Bridging Bipartite Graph

data
presto
athena
Published

May 26, 2020

When you have behavioural data between actors and events you naturally get a bipartite graph. For example you can have the actors as customers and events as products that are purchased, or the actors as users of a website and the events as videos that are viewed, or the actors as members of a forum and the events as posts they comment on. One of the ways to represent this is to relate actors by the number of events they both participate in. For example two customers are related by the number of products they have both purchased, or two users by the number of videos they have both viewed, or two forum members by the number of posts they have both commented on.

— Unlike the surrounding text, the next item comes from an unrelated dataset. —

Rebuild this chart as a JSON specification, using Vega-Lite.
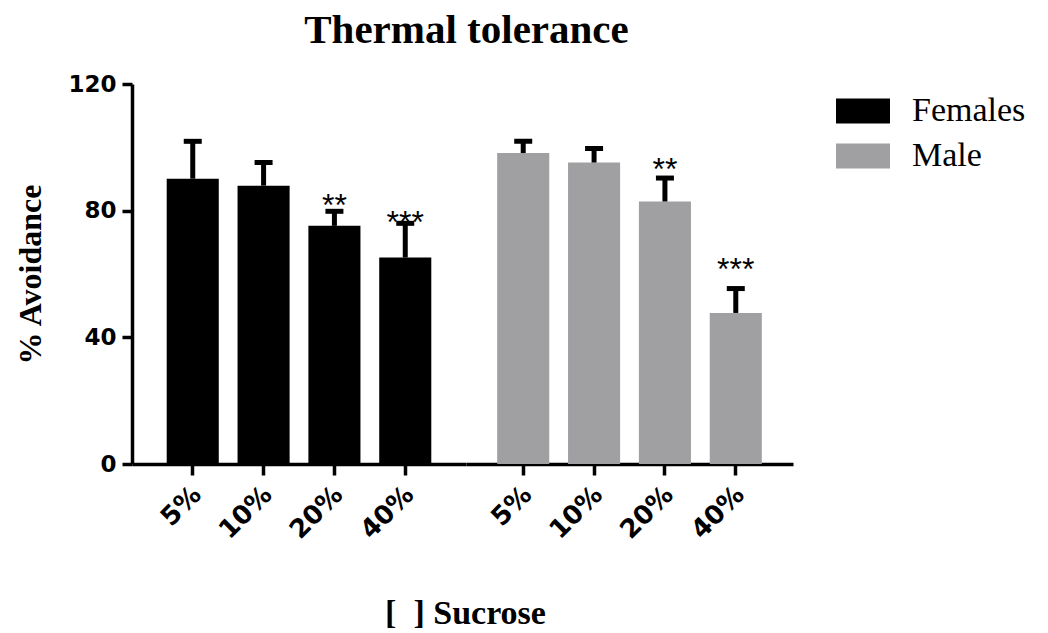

Mathematically if the adjacency matrix of the bipartite graph is A, then this joint matrix is \(A A^{T}\). However most of the time this matrix is very sparse, and calculating this matrix product directly is very slow. But by iterating over the sorted events you can calculate it efficiently.

Suppose you have the adjacency matrix stored as a list edges of pairs of (actor, event). The naive way to combine them in Python would be:

from collections import defaultdict
counts = defaultdict(int)
for actor_1, event_1 in edges:
  for actor_2, event_2 in edges:
    if event_1 == event_2:
      counts[(actor_1, actor_2)] += 1

However this is quadratic in the number of edges. Instead we could use something like this, which will be much more efficient.

from itertools import groupby
counts = defaultdict(int)
# Sort by the events
sorted_edges = sorted(edges, key=lambda x: x[1])
for _event, group in groupby(sorted_edges, lambda x: x[1]):
  actors = [x[0] for x in group]
  for actor_1 in actors:
    for actor_2 in actors:
      counts[(actor_1, actor_2)] += 1

An extension of this would be to filter out any bad actors that participate in too many events (because they contribute very heavily to the counts).

The same thing can be done in Presto SQL; suppose that we have a table edges that contains columns actor, event. Then the naive solution is:

select a.actor as actor_a, b.actor as actor_b
from edges a
join edges b on a.event = b.event

Whereas we can do the more efficient version in Presto/Athena SQL using arrays, and even filter on bad actors:

select actor_a, actor_b, count(*) as count from (
select event, array_agg(actor) as actors
from edges
group by event
-- Filter out any actors with more than 100 events
having cardinality(array_agg(actor)) < 100
)
cross join unnest(actors) as ta(actor_a)
cross join unnest(actors) as ta(actor_b)
group by 1, 2

So now you have a relatively efficient way to bridge sparse bipartite graphs, that you can then use for example in community detection.